"First we only want to be seen, but once we're seen, that's not enough anymore. After that, we want to be remembered."
~Emily St. John Mandel, STATION ELEVEN
There is so much to say about STATION ELEVEN, and so little that can be shared without revealing spoilers. STATION ELEVEN is a book that unfurls slowly, one that introduces you to a multitude of characters and slips all of the puzzle pieces together later. It's interesting that Erin Morgenstern blurbed the novel because in her own debut, THE NIGHT CIRCUS, she also has a way of unfurling the story to move it along. Slowly, softly, but with great impact.
As the novel opens, we are introduced to an actor named Arthur Leander. Within a couple of pages, Arthur will die onstage from a heart attack at the end of King Lear. The little girl watching him from the wings, Kirsten Raymonde, will survive the oncoming plague and grow up working with a traveling theater troupe called the Traveling Symphony. A man in the audience, Jeevan Chaudhary, will attempt to resuscitate the fallen actor, and readers will later learn of his connections to Arthur. Arthur's best friend, Clark Thompson, is asked to inform Arthur's ex-wives and his small son of his passing because he has no one close in his life. All of these people are introduced briefly; their lives will become more important later as the novel progresses and we see some of their POVs. Through many of these various characters, we see the world fall, people succumb to illness and die, people carving out a new existence. Despite his brief introduction, Arthur Leander connects so much of this novel in ways that most characters will never know or understanding. Reading the individual fragments as the author weaves the past and present together make the reader privy to all this knowledge and more.
Right after Arthur Leander dies, 99% of the world dies. The Georgia Flu is brought to the US from a Russian flight of passengers.

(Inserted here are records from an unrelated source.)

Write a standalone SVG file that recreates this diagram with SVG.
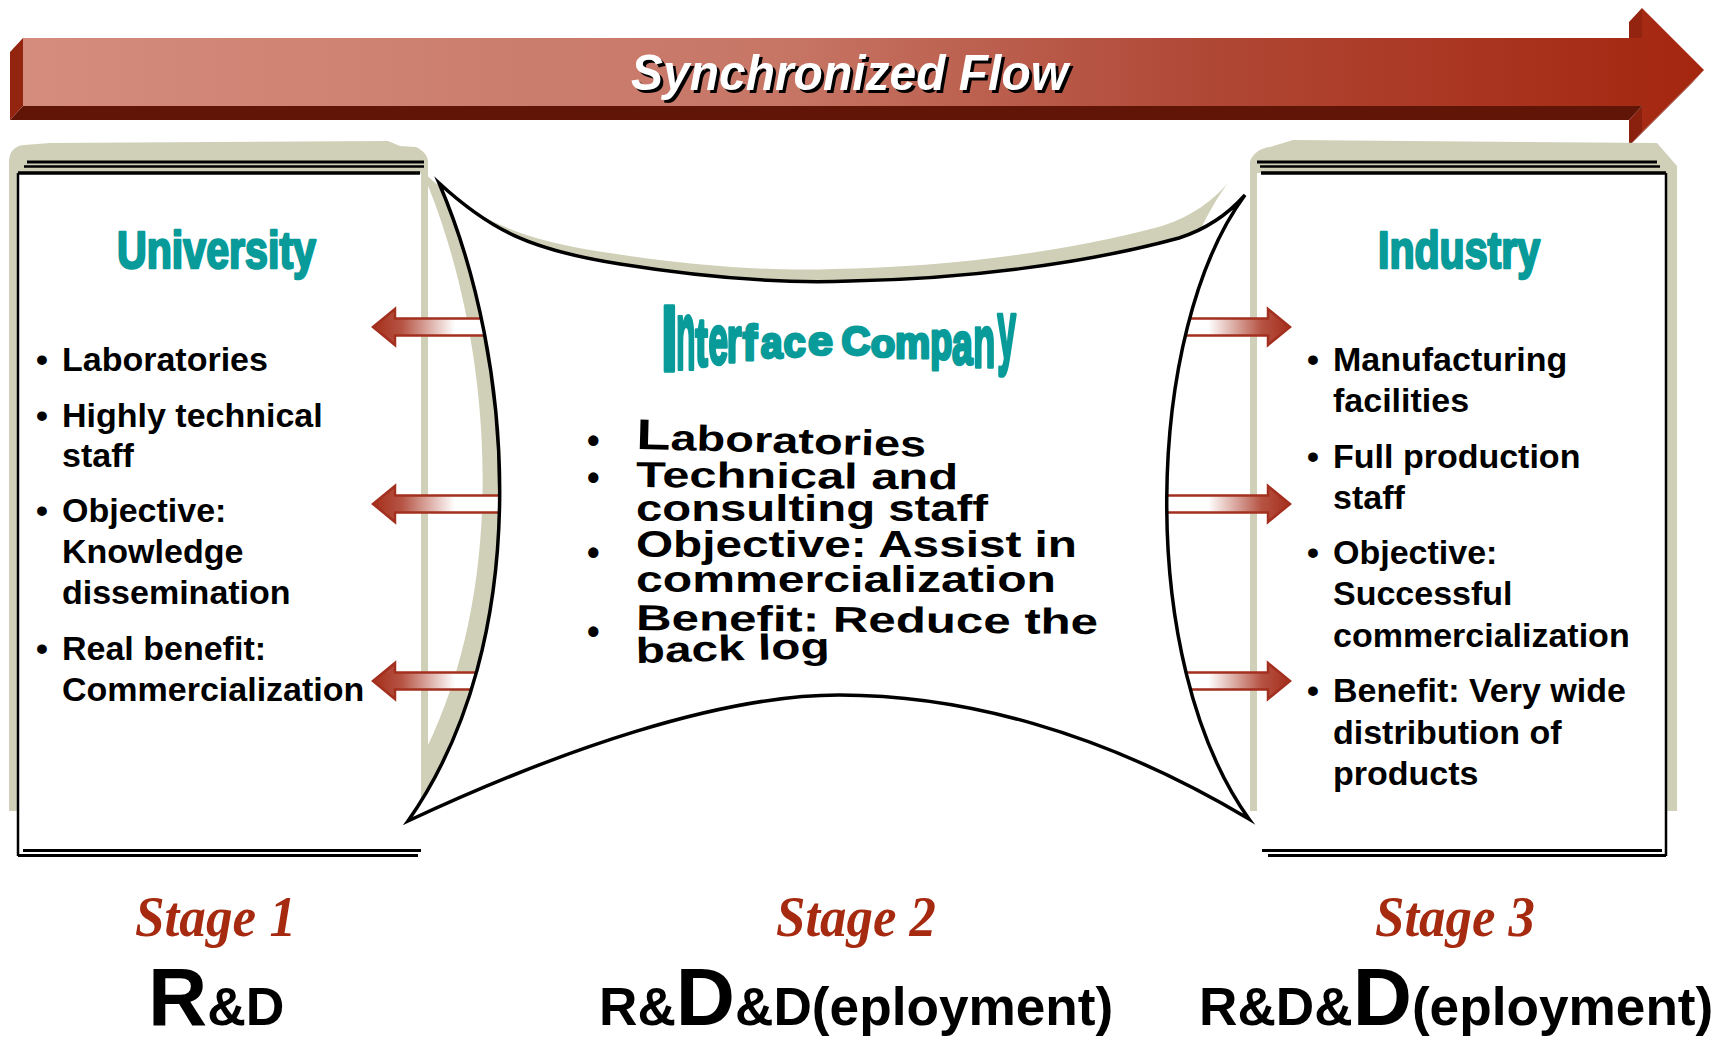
<svg xmlns="http://www.w3.org/2000/svg" width="1730" height="1043" viewBox="0 0 1730 1043">
<defs>
<linearGradient id="flowGrad" x1="23" y1="0" x2="1704" y2="0" gradientUnits="userSpaceOnUse">
<stop offset="0" stop-color="#D48C7C"/>
<stop offset="0.45" stop-color="#C77666"/>
<stop offset="0.7" stop-color="#B04836"/>
<stop offset="1" stop-color="#A4260F"/>
</linearGradient>
<linearGradient id="gradL" x1="373" y1="0" x2="455" y2="0" gradientUnits="userSpaceOnUse">
<stop offset="0" stop-color="#A52E1B"/>
<stop offset="0.35" stop-color="#B65444"/>
<stop offset="1" stop-color="#FFFFFF"/>
</linearGradient>
<linearGradient id="gradR" x1="1290" y1="0" x2="1208" y2="0" gradientUnits="userSpaceOnUse">
<stop offset="0" stop-color="#A52E1B"/>
<stop offset="0.35" stop-color="#B65444"/>
<stop offset="1" stop-color="#FFFFFF"/>
</linearGradient>
<path id="cshape" d="M439,183 C490,230 530,250 620,264 C720,280 800,283 850,281 C960,279 1080,265 1179,238 C1210,228 1230,212 1245,195 C1145,330 1135,660 1249,819 C1100,730 960,695 839,695 C720,695 560,750 408,821 C535,640 515,360 439,183 Z"/>
<style>
.beige{fill:#D0D0B8}
.ln{stroke:#000;fill:none}
.bt{font-family:"Liberation Sans",Arial,sans-serif;font-weight:bold;font-size:34px;fill:#000}
.ttl{font-family:"Liberation Sans",Arial,sans-serif;font-weight:bold;fill:#089B99;stroke:#089B99;stroke-width:2.5;stroke-linejoin:round}
.ct{font-family:"Liberation Sans",Arial,sans-serif;font-weight:bold;font-size:36px;fill:#000}
.cb{font-family:"Liberation Sans",Arial,sans-serif;font-weight:bold;font-size:36px;fill:#000}
.stg{font-family:"Liberation Serif","Times New Roman",serif;font-weight:bold;font-style:italic;font-size:56px;fill:#A62A10}
.rd{font-family:"Liberation Sans",Arial,sans-serif;font-weight:bold;fill:#000}
.arrL{fill:url(#gradL);stroke:#A3301F;stroke-width:2.5}
.arrR{fill:url(#gradR);stroke:#A3301F;stroke-width:2.5}
.ic text{font-family:"Liberation Sans",Arial,sans-serif;font-weight:bold;font-size:40px;fill:#089B99;stroke:#089B99;stroke-width:2.8;stroke-linejoin:round;vector-effect:non-scaling-stroke}
.sf{font-family:"Liberation Sans",Arial,sans-serif;font-weight:bold;font-style:italic;font-size:50px}
</style>
</defs>

<g id="flow">
<polygon points="1642,38 1642,8 1629,22 1629,52" fill="#922410"/>
<polygon points="1704,70 1642,132 1629,146 1691,84" fill="#7A1C0B"/>
<polygon points="1642,132 1642,106 1629,120 1629,146" fill="#8A200E"/>
<polygon points="1642,106 23,106 10,120 1629,120" fill="#611507"/>
<polygon points="23,106 23,38 10,52 10,120" fill="#922410"/>
<polygon points="23,38 1642,38 1642,8 1704,70 1642,132 1642,106 23,106" fill="url(#flowGrad)"/>
<text class="sf" x="634" y="93" textLength="437" lengthAdjust="spacingAndGlyphs" fill="#000">Synchronized Flow</text>
<text class="sf" x="631" y="90" textLength="437" lengthAdjust="spacingAndGlyphs" fill="#FFF">Synchronized Flow</text>
</g>

<g id="interface-shadow">
<use href="#cshape" transform="translate(-17,-12)" fill="#D0D0B8"/>
</g>

<g id="university">
<path class="beige" d="M9,811 L9,162 C9,152 14,146 24,145 L50,143 L388,141 L400,146 L416,147 C424,151 428,156 428,162 L428,811 Z"/>
<rect x="18" y="173" width="403" height="678" fill="#FFF"/>
<path class="ln" stroke-width="3" d="M27,162 H424"/>
<path class="ln" stroke-width="2.5" d="M24,166.5 H424"/>
<path class="ln" stroke-width="3.5" d="M18,173 H420"/>
<path class="ln" stroke-width="2.5" d="M18,173 V856"/>
<path class="ln" stroke-width="3" d="M23,850.5 H421"/>
<path class="ln" stroke-width="3" d="M18,855.5 H418"/>
<text class="ttl" x="117" y="268" font-size="51" textLength="199" lengthAdjust="spacingAndGlyphs">University</text>
<text class="bt" x="36" y="371">•</text><text class="bt" x="62" y="371">Laboratories</text>
<text class="bt" x="36" y="427">•</text><text class="bt" x="62" y="427">Highly technical</text>
<text class="bt" x="62" y="467">staff</text>
<text class="bt" x="36" y="522">•</text><text class="bt" x="62" y="522">Objective:</text>
<text class="bt" x="62" y="563">Knowledge</text>
<text class="bt" x="62" y="604">dissemination</text>
<text class="bt" x="36" y="660">•</text><text class="bt" x="62" y="660">Real benefit:</text>
<text class="bt" x="62" y="701">Commercialization</text>
</g>

<g id="industry">
<path class="beige" d="M1250,811 L1250,162 C1252,154 1260,148 1270,147 L1293,140 L1657,143 L1677,166 L1677,811 Z"/>
<rect x="1257" y="173" width="409" height="678" fill="#FFF"/>
<path class="ln" stroke-width="3" d="M1257,162 H1657"/>
<path class="ln" stroke-width="2.5" d="M1260,166.5 H1660"/>
<path class="ln" stroke-width="3.5" d="M1261,173 H1666"/>
<path class="ln" stroke-width="2.5" d="M1666,173 V856"/>
<path class="ln" stroke-width="3" d="M1262,850.5 H1662"/>
<path class="ln" stroke-width="3" d="M1268,855.5 H1666"/>
<text class="ttl" x="1378" y="268" font-size="51" textLength="162" lengthAdjust="spacingAndGlyphs">Industry</text>
<text class="bt" x="1307" y="371">•</text><text class="bt" x="1333" y="371">Manufacturing</text>
<text class="bt" x="1333" y="412">facilities</text>
<text class="bt" x="1307" y="468">•</text><text class="bt" x="1333" y="468">Full production</text>
<text class="bt" x="1333" y="509">staff</text>
<text class="bt" x="1307" y="564">•</text><text class="bt" x="1333" y="564">Objective:</text>
<text class="bt" x="1333" y="605">Successful</text>
<text class="bt" x="1333" y="647">commercialization</text>
<text class="bt" x="1307" y="702">•</text><text class="bt" x="1333" y="702">Benefit: Very wide</text>
<text class="bt" x="1333" y="744">distribution of</text>
<text class="bt" x="1333" y="785">products</text>
</g>

<g id="connectors">
<polygon class="arrL" transform="translate(0,327)" points="373,0 395,-18 395,-8.5 520,-8.5 520,8.5 395,8.5 395,18"/>
<polygon class="arrL" transform="translate(0,504)" points="373,0 395,-18 395,-8.5 520,-8.5 520,8.5 395,8.5 395,18"/>
<polygon class="arrL" transform="translate(0,681)" points="373,0 395,-18 395,-8.5 520,-8.5 520,8.5 395,8.5 395,18"/>
<polygon class="arrR" transform="translate(0,327)" points="1290,0 1268,-18 1268,-8.5 1140,-8.5 1140,8.5 1268,8.5 1268,18"/>
<polygon class="arrR" transform="translate(0,504)" points="1290,0 1268,-18 1268,-8.5 1140,-8.5 1140,8.5 1268,8.5 1268,18"/>
<polygon class="arrR" transform="translate(0,681)" points="1290,0 1268,-18 1268,-8.5 1140,-8.5 1140,8.5 1268,8.5 1268,18"/>
</g>

<g id="interface">
<use href="#cshape" fill="#FFF" stroke="#000" stroke-width="3.5" stroke-miterlimit="12"/>
<g class="ic">
<text transform="translate(660.5,371) scale(1.6,2.38)">I</text>
<text transform="translate(676,369) scale(0.8,2.45)">n</text>
<text transform="translate(695.3,366) scale(0.95,1.7)">t</text>
<text transform="translate(708.6,364) scale(0.88,1.76)">e</text>
<text transform="translate(726.7,362) scale(0.95,1.63)">r</text>
<text transform="translate(742.5,360) scale(1.1,1.25)">f</text>
<text transform="translate(760.8,358) scale(0.98,1.12)">a</text>
<text transform="translate(783.5,357) scale(1.0,1.08)">c</text>
<text transform="translate(808,355) scale(1.12,1.0)">e</text>
<text transform="translate(841.5,355) scale(1.0,1.03)">C</text>
<text transform="translate(870.8,357) scale(1.0,0.96)">o</text>
<text transform="translate(895,358) scale(0.99,1.12)">m</text>
<text transform="translate(930.2,359) scale(0.9,1.28)">p</text>
<text transform="translate(952,364) scale(0.93,1.5)">a</text>
<text transform="translate(973.2,367) scale(0.9,1.84)">n</text>
<text transform="translate(997.2,359) scale(0.85,2.1)">y</text>
</g>
<text class="cb" x="587" y="453">•</text>
<text class="ct" x="636" y="449" textLength="290" lengthAdjust="spacingAndGlyphs" transform="rotate(1.5 636 449)"><tspan font-size="43">L</tspan>aboratories</text>
<text class="cb" x="587" y="490">•</text>
<text class="ct" x="636" y="487" textLength="322" lengthAdjust="spacingAndGlyphs" transform="rotate(0.4 636 487)">Technical and</text>
<text class="ct" x="636" y="521" textLength="352" lengthAdjust="spacingAndGlyphs">consulting staff</text>
<text class="cb" x="587" y="565">•</text>
<text class="ct" x="636" y="557" textLength="441" lengthAdjust="spacingAndGlyphs">Objective: Assist in</text>
<text class="ct" x="636" y="592" textLength="420" lengthAdjust="spacingAndGlyphs">commercialization</text>
<text class="cb" x="587" y="644">•</text>
<text class="ct" x="636" y="630" textLength="462" lengthAdjust="spacingAndGlyphs" transform="rotate(0.5 636 630)">Benefit: Reduce the</text>
<text class="ct" x="636" y="663" textLength="194" lengthAdjust="spacingAndGlyphs" transform="rotate(-1.5 636 663)">back log</text>
</g>

<g id="stage1">
<text class="stg" x="135" y="936" textLength="161" lengthAdjust="spacingAndGlyphs">Stage 1</text>
<text class="rd" x="148" y="1025"><tspan font-size="82">R</tspan><tspan font-size="53.5">&amp;D</tspan></text>
</g>
<g id="stage2">
<text class="stg" x="776" y="936" textLength="160" lengthAdjust="spacingAndGlyphs">Stage 2</text>
<text class="rd" x="599" y="1025" font-size="53.2">R&amp;<tspan font-size="82">D</tspan>&amp;D(eployment)</text>
</g>
<g id="stage3">
<text class="stg" x="1375" y="936" textLength="160" lengthAdjust="spacingAndGlyphs">Stage 3</text>
<text class="rd" x="1199" y="1025" font-size="53.2">R&amp;D&amp;<tspan font-size="82">D</tspan>(eployment)</text>
</g>
</svg>
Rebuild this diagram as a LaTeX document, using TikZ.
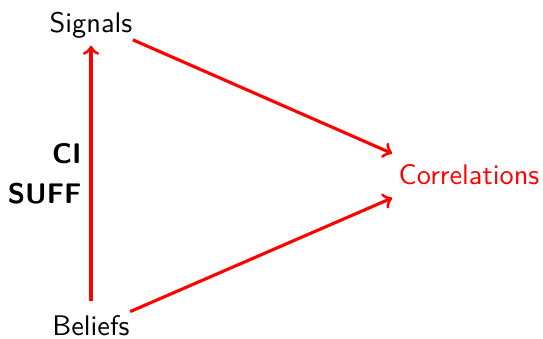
\documentclass[tikz,border=0pt]{standalone}
\usepackage{fontspec}
\begin{document}
\begin{tikzpicture}[x=0.3528pt,y=-0.3528pt,
  lbl/.style={font=\sffamily, anchor=base, inner sep=0pt},
  arr/.style={->, red, line width=1.1pt}]
\useasboundingbox (0,0) rectangle (543,338);
\node[lbl] (Signals) at (91,32) {Signals};
\node[lbl] (Beliefs) at (91,335) {Beliefs};
\node[lbl, red] (Correlations) at (469,184) {Correlations};
\node[lbl, anchor=base east, font=\sffamily\bfseries] (CI) at (82,163) {CI};
\node[lbl, anchor=base east, font=\sffamily\bfseries] (SUFF) at (82,203) {SUFF};
\coordinate (bN) at ([yshift=4.6pt]Beliefs.north);
\coordinate (sS) at ([yshift=-2.6pt]Signals.south);
\coordinate (sE) at ([yshift=-0.5pt]Signals.south east);
\coordinate (bE) at ([yshift=1pt]Beliefs.north east);
\coordinate (cT) at ([xshift=-2.1pt,yshift=3.5pt]Correlations.north west);
\coordinate (cB) at ([xshift=-2.1pt,yshift=-4.6pt]Correlations.south west);
\draw[arr] (bN) -- (sS);
\draw[arr] (sE) -- (cT);
\draw[arr] (bE) -- (cB);
\end{tikzpicture}
\end{document}
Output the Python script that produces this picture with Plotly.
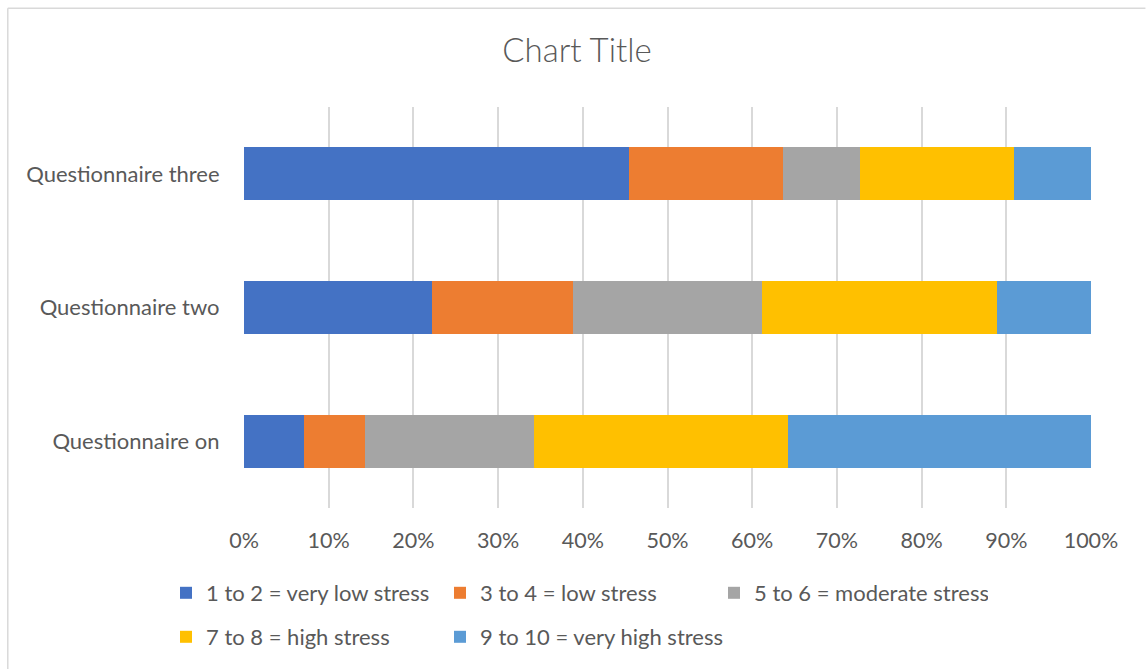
import plotly.graph_objects as go

# Questionnaires (bottom to top on the chart)
questionnaires = ["Questionnaire on", "Questionnaire two", "Questionnaire three"]

# Share of answers per stress band, in percent of each questionnaire
very_low = [7.14, 22.22, 45.45]
low = [7.14, 16.67, 18.18]
moderate = [20.0, 22.22, 9.09]
high = [30.0, 27.78, 18.18]
very_high = [35.72, 11.11, 9.10]

series_names = [
    "1 to 2 = very low stress",
    "3 to 4 = low stress",
    "5 to 6 = moderate stress",
    "7 to 8 = high stress",
    "9 to 10 = very high stress",
]
series_values = [very_low, low, moderate, high, very_high]
series_colors = ["#4472C4", "#ED7D31", "#A5A5A5", "#FFC000", "#5B9BD5"]
legend_groups = ["legend", "legend", "legend", "legend2", "legend2"]
legend_widths = [229, 229, 229, 229, 300]

tick_values = list(range(0, 101, 10))
tick_labels = [f"{v}%" for v in tick_values]

FONT = "Lato"
TEXT = "#595959"
GRID = "#D9D9D9"

fig = go.Figure()
for name, vals, color, lg, lw in zip(series_names, series_values, series_colors,
                                     legend_groups, legend_widths):
    fig.add_trace(go.Bar(
        y=questionnaires,
        x=vals,
        name=name,
        orientation="h",
        marker=dict(color=color, line=dict(width=0)),
        legend=lg,
        legendwidth=lw,
        hovertemplate="%{y}: %{x:.1f}%<extra>" + name + "</extra>",
    ))

legend_common = dict(
    orientation="h",
    xref="container",
    yref="container",
    xanchor="left",
    yanchor="middle",
    itemwidth=30,
    font=dict(family=FONT, size=22, color=TEXT),
    bgcolor="rgba(0,0,0,0)",
    borderwidth=0,
    traceorder="normal",
)

fig.update_layout(
    width=1146,
    height=670,
    paper_bgcolor="white",
    plot_bgcolor="white",
    barmode="stack",
    bargap=0.604,
    margin=dict(l=243.5, r=54.5, t=106.5, b=161.5, autoexpand=False),
    title=dict(
        text="Chart Title",
        x=577 / 1146,
        xanchor="center",
        y=1 - 50 / 670,
        yanchor="middle",
        font=dict(family=FONT, size=33, color=TEXT, weight=300),
    ),
    xaxis=dict(
        range=[0, 100],
        tickmode="array",
        tickvals=tick_values,
        ticktext=tick_labels,
        showgrid=True,
        gridcolor=GRID,
        gridwidth=1.5,
        zeroline=False,
        showline=False,
        ticks="outside",
        ticklen=13,
        tickcolor="rgba(0,0,0,0)",
        tickfont=dict(family=FONT, size=21.5, color=TEXT),
        fixedrange=True,
    ),
    yaxis=dict(
        categoryorder="array",
        categoryarray=questionnaires,
        showgrid=False,
        zeroline=False,
        showline=False,
        ticks="outside",
        ticklen=19,
        tickcolor="rgba(0,0,0,0)",
        tickfont=dict(family=FONT, size=22, color=TEXT),
        fixedrange=True,
    ),
    legend=dict(legend_common, x=166 / 1146, y=1 - 593 / 670),
    legend2=dict(legend_common, x=166 / 1146, y=1 - 637 / 670),
    shapes=[
        # chart frame (top and left edges)
        dict(type="line", xref="paper", yref="paper", x0=-236.5 / 848, x1=1 + 54.5 / 848,
             y0=1 + 99 / 402, y1=1 + 99 / 402, line=dict(color=GRID, width=1.5)),
        dict(type="line", xref="paper", yref="paper", x0=-236.5 / 848, x1=-236.5 / 848,
             y0=1 + 99 / 402, y1=-161.5 / 402, line=dict(color=GRID, width=1.5)),
    ],
)

fig.write_html("out.html")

Within 48 hours of being exposed to the Flu, the exposed will contract it and die. Only a lucky 1% of the population will survive this international disaster. The majority of STATION ELEVEN either takes place twenty years after the collapse of civilization, or in the period leading up to the collapse. The focus isn't on anarchy and survival, as in novels such as THE ROAD by Cormac McCarthy. It is about surviving and building a new world, of living and recovering. A quote from Star Trek is emblazoned on the Traveling Symphony's caravan: "Survival is insufficient." This quote encompasses so much of the way humanity is now.
STATION ELEVEN could be called speculative fiction, or post-apocalyptic fiction. It details the end of civilization in a straight-forward, unflinching manner. The novel can, at time, weigh readers down. The end is depressing, and when characters don't make it, or their loved ones don't, it's tragic. Mandel also has a fantastic way of ending chapters that leave readers with a delicious sense of foreboding. After finishing STATION ELEVEN, I wanted to immediately read something light and happy because I couldn't handle anymore darkness. At the same time, STATION ELEVEN is also built on hope. Humanity will survive. It will be altered, but the goodness in people will allow for us to recover and come together in new ways. This sense of hope gets readers to the end. All is not forsaken.
I loved the language and prose of STATION ELEVEN, and want to read more novels from Mandel moving forward. The way she thought about things that would no longer function, or the way small moments can have rippling repercussions far down the road are exemplary. At the same time, this might not have been the best time of year to read it. With all the media coverage of the current flu season, it's easy to become very paranoid. I'm still half in the world of STATION ELEVEN, which I only finished reading this past weekend. While, on the surface, I know that none of this equates to the Georgia Flu, the possibilities are in the air. Part of the horror in STATION ELEVEN is the truth that something like this could one day happen. I like to think that if it does, humanity will bounce back and come together over time. STATION ELEVEN gives me that hope for the potential future.
STATION ELEVEN by Emily St. John Mandel was published on September 9, 2014 from Knopf // Random House.